Mere possession of counterfeit notes can’t be termed as offence

Justice Anuja Prabhudessai of Bombay High Court while hearing an appeal filed by one Munshi Mohammed Shaikh challenging a sessions court order of October 2013, convicting him under sections 489 (b)and 489 (c) of Indian Penal Code for possession of counterfeit notes and sentencing him to five years in jail observed that mere possession of counterfeit notes cannot be termed as an offence and prosecution is required to prove that the person had knowledge that the notes were fake, the Bombay High Court has set aside the conviction and five year sentence awarded to a man.

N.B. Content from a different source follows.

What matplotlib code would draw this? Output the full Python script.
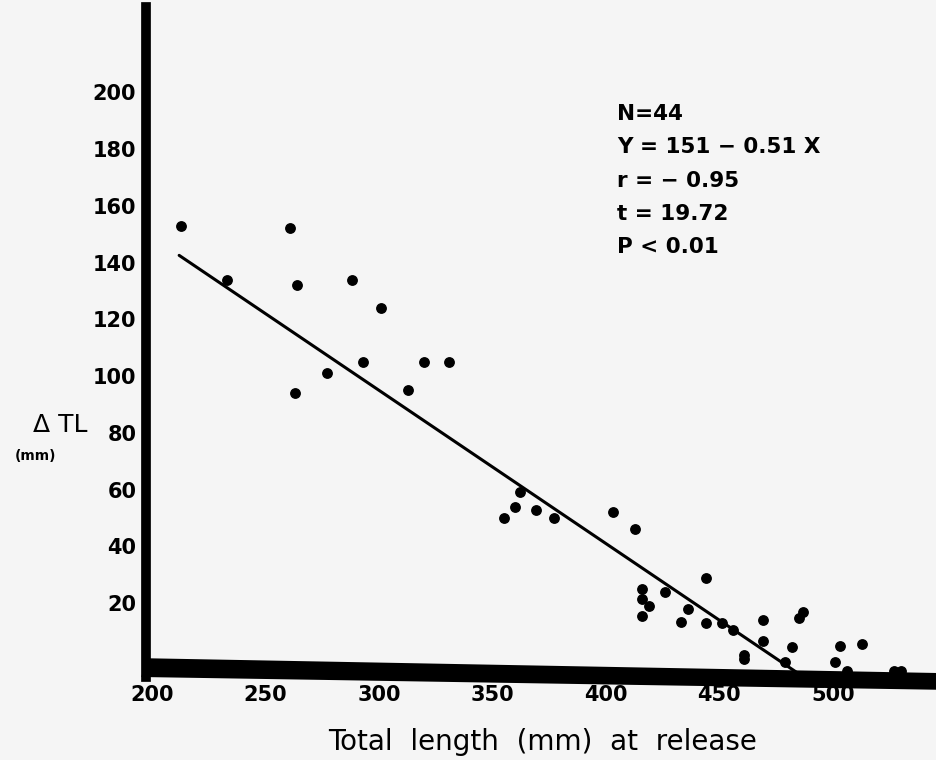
import numpy as np
import matplotlib
matplotlib.use("Agg")
import matplotlib.pyplot as plt
from matplotlib.patches import Polygon

# -------------------------------------------------
# Datos (longitud total al marcar vs crecimiento)
total_length = [213, 233, 261, 264, 288, 301, 293, 320, 331, 277, 313, 263,
                362, 360, 369, 355, 377, 403, 413,
                444, 416, 426, 416, 419, 436, 416, 433, 444, 451, 456, 469,
                487, 485, 469, 482, 461, 461, 479, 503, 513, 501, 506, 527, 530]
delta_tl = [153, 134, 152, 132, 134, 124, 105, 105, 105, 101, 95, 94,
            59, 54, 53, 50, 50, 52, 46,
            29, 25, 24, 21.5, 19, 18, 15.5, 13.5, 13, 13, 10.5, 14,
            17, 14.7, 6.7, 4.7, 1.8, 0.5, -0.6, 4.8, 5.7, -0.6, -3.8, -3.9, -3.9]

# recta ajustada (tal como esta dibujada)
fit_x = [212, 485]
fit_intercept = 257
fit_slope = -0.54

x_ticks = [200, 250, 300, 350, 400, 450, 500]
y_ticks = [20, 40, 60, 80, 100, 120, 140, 160, 180, 200]

stats_lines = ["N=44", "Y = 151 \u2212 0.51 X", "r = \u2212 0.95", "t = 19.72", "P < 0.01"]

# -------------------------------------------------
W, H = 936, 760
fig = plt.figure(figsize=(W / 100, H / 100), dpi=100)
bg = "#f5f5f5"
fig.patch.set_facecolor(bg)

ax = fig.add_axes([146 / W, 1 - 677 / H, 790 / W, 670 / H])
ax.set_facecolor(bg)
ax.set_xlim(197.4, 545.4)
ax.set_ylim(-6, 230)

# puntos y recta
ax.scatter(total_length, delta_tl, s=46, color="black", zorder=3, clip_on=False)
xs = np.array(fit_x)
ax.plot(xs, fit_intercept + fit_slope * xs, color="black", lw=2.2, zorder=2,
        solid_capstyle="round")

# ejes
for s in ["top", "right", "bottom"]:
    ax.spines[s].set_visible(False)
ax.spines["left"].set_linewidth(7)
ax.spines["left"].set_color("black")

# barra gruesa del eje x (un poco inclinada como en el original)
bar = Polygon([(0, 0.028), (1, 0.006), (1, -0.019), (-0.006, 0.0)],
              closed=True, transform=ax.transAxes, facecolor="black",
              edgecolor="none", clip_on=False, zorder=5)
ax.add_patch(bar)

ax.set_xticks(x_ticks)
ax.set_yticks(y_ticks)
ax.tick_params(axis="both", length=0, labelsize=15)
ax.tick_params(axis="x", pad=6)
ax.tick_params(axis="y", pad=7)
for lab in ax.get_xticklabels() + ax.get_yticklabels():
    lab.set_fontweight("bold")

# textos
for i, line in enumerate(stats_lines):
    fig.text(617 / W, 1 - (114 + 33.3 * i) / H, line, fontsize=15.5,
             fontweight="bold", va="center", ha="left")

fig.text(543 / W, 1 - 742 / H, "Total  length  (mm)  at  release",
         fontsize=20, ha="center", va="center")
fig.text(60 / W, 1 - 425 / H, "\u0394 TL", fontsize=18, ha="center", va="center")
fig.text(36 / W, 1 - 456 / H, "(mm)", fontsize=10, fontweight="bold",
         ha="center", va="center")

fig.savefig("out.png", dpi=100, facecolor=fig.get_facecolor())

Based on such observation, Bombay High Court has set aside the conviction and five year sentence awarded to Munshi Mohammed Shaikh. Court further observed that, mere possession of counterfeit notes cannot be termed as an offence and prosecution is required to prove that the person had knowledge that the notes were counterfeit. While considering the facts and circumstances of the case, court was of the opinion that the prosecution had not adduced any evidence to prove that the accused had knowledge or that he had reason to believe that the notes were counterfeit.

Court noted that, the evidence adduced by the prosecution does not indicate that the colour and texture of the notes were different or that the difference was so apparent that a mere look at the notes would convince a lay man that it was counterfeit. In the absence of any such evidence, it cannot be presumed that the accused had knowledge that the notes were counterfeit.

Quick Reference

Section 489 B: Using as genuine, forged or counterfeit currency notes or bank notes —Whoever sells to, or buys or receives from, any other person, or otherwise traffics in or uses as genuine, any forged or counterfeit currency note or bank note, knowing or having reason to believe the same to be forged or counterfeit, shall be punished with [imprisonment for life], or with imprisonment of either description for a term which may extend to ten years, and shall also be liable to fine.

Section 489 C: Possession of forged or counterfeit currency notes or bank notes — Whoever has in his possession any forged or counterfeit currency note or bank note, knowing or having reason to believe the same to be forged or counterfeit and intending to use the same as genuine or that it may be used as genuine, shall be punished with imprisonment of either description for a term which may extend to seven years, or with fine, or with both.